## Stated problem
Provide nothing beyond the count of lines that include the string "chart".

## Available data

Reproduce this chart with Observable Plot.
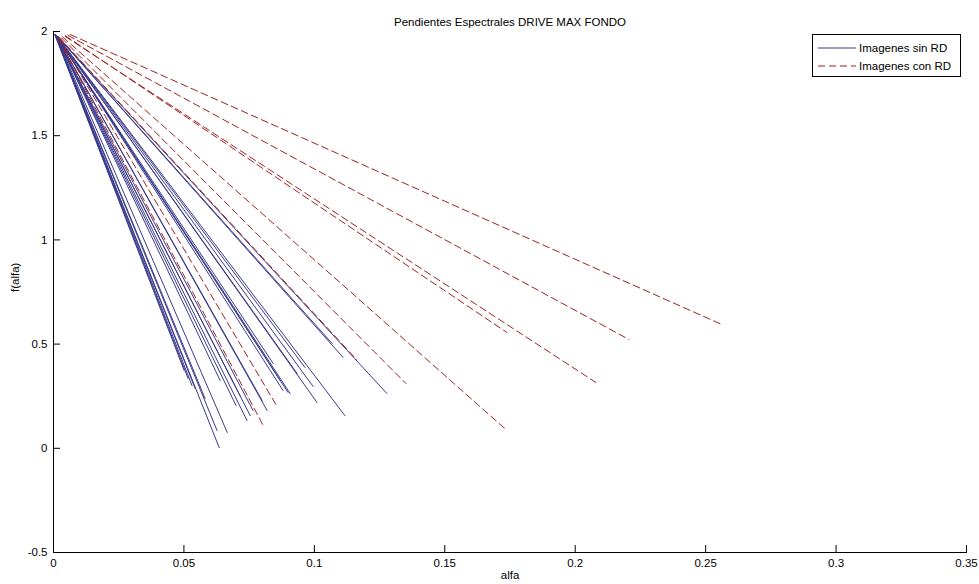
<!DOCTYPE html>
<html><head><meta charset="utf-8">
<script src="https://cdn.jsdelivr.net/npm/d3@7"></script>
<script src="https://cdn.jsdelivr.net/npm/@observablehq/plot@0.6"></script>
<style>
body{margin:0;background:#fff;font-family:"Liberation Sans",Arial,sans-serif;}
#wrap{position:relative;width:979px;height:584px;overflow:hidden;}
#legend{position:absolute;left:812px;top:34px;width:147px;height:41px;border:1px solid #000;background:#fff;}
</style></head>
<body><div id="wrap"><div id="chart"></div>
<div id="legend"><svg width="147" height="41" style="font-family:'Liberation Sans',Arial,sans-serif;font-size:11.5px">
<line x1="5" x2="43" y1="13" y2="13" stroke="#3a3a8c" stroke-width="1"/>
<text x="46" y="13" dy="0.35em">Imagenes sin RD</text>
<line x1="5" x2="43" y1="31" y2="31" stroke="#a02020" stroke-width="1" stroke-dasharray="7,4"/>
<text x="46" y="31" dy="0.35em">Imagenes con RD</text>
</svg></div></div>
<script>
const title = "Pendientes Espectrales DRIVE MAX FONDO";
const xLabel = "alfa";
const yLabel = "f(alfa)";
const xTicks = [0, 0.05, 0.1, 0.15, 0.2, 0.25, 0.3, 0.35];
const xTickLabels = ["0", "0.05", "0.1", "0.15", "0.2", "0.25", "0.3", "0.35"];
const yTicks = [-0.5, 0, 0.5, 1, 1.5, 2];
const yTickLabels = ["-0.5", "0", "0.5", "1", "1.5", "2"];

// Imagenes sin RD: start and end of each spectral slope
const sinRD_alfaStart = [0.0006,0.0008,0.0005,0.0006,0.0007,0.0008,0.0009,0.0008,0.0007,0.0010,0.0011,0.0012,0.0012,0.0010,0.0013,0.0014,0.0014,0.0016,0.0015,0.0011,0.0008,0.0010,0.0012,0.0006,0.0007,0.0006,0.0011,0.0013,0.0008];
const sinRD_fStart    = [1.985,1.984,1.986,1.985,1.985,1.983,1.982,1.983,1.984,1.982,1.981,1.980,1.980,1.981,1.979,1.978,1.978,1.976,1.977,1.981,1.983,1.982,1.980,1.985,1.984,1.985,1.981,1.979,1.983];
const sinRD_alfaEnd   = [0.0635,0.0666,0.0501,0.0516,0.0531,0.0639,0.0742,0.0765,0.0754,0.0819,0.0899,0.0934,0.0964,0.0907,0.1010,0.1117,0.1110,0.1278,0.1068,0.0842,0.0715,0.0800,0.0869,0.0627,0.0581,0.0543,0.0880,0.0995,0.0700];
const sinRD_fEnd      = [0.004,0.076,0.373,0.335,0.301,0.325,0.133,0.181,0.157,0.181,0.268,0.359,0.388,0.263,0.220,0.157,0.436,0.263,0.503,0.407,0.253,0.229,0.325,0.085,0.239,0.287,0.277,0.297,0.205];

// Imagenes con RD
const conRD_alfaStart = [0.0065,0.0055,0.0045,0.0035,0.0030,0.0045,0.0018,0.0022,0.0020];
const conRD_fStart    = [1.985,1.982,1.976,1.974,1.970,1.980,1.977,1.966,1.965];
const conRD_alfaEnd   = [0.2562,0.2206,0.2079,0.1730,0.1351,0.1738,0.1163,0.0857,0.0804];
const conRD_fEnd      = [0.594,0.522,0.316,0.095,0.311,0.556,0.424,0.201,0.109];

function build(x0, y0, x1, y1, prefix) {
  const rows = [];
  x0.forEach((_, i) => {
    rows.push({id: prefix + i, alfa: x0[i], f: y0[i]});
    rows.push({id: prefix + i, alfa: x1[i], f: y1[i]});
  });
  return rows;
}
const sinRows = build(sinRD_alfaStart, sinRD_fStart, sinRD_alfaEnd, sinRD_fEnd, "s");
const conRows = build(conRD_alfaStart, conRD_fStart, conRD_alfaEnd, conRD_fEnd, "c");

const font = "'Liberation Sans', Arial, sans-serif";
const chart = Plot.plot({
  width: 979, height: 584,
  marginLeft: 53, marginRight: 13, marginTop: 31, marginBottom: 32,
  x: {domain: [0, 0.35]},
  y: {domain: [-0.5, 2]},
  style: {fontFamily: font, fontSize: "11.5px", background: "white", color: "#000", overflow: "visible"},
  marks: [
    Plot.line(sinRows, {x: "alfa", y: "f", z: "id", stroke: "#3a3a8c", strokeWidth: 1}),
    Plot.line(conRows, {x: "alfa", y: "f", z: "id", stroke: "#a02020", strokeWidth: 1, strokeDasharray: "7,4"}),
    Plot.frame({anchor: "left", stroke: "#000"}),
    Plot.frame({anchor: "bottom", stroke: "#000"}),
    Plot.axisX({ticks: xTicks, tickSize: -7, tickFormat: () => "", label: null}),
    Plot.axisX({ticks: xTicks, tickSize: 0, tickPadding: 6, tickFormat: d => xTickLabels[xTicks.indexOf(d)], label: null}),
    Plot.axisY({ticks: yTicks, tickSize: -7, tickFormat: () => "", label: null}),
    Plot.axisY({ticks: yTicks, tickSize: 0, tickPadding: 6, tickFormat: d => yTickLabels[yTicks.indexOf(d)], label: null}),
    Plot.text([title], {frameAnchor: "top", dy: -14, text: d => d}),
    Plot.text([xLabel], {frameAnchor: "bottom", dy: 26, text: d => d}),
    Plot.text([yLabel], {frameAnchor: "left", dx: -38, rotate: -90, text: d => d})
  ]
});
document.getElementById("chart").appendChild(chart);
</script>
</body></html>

## Written answer
4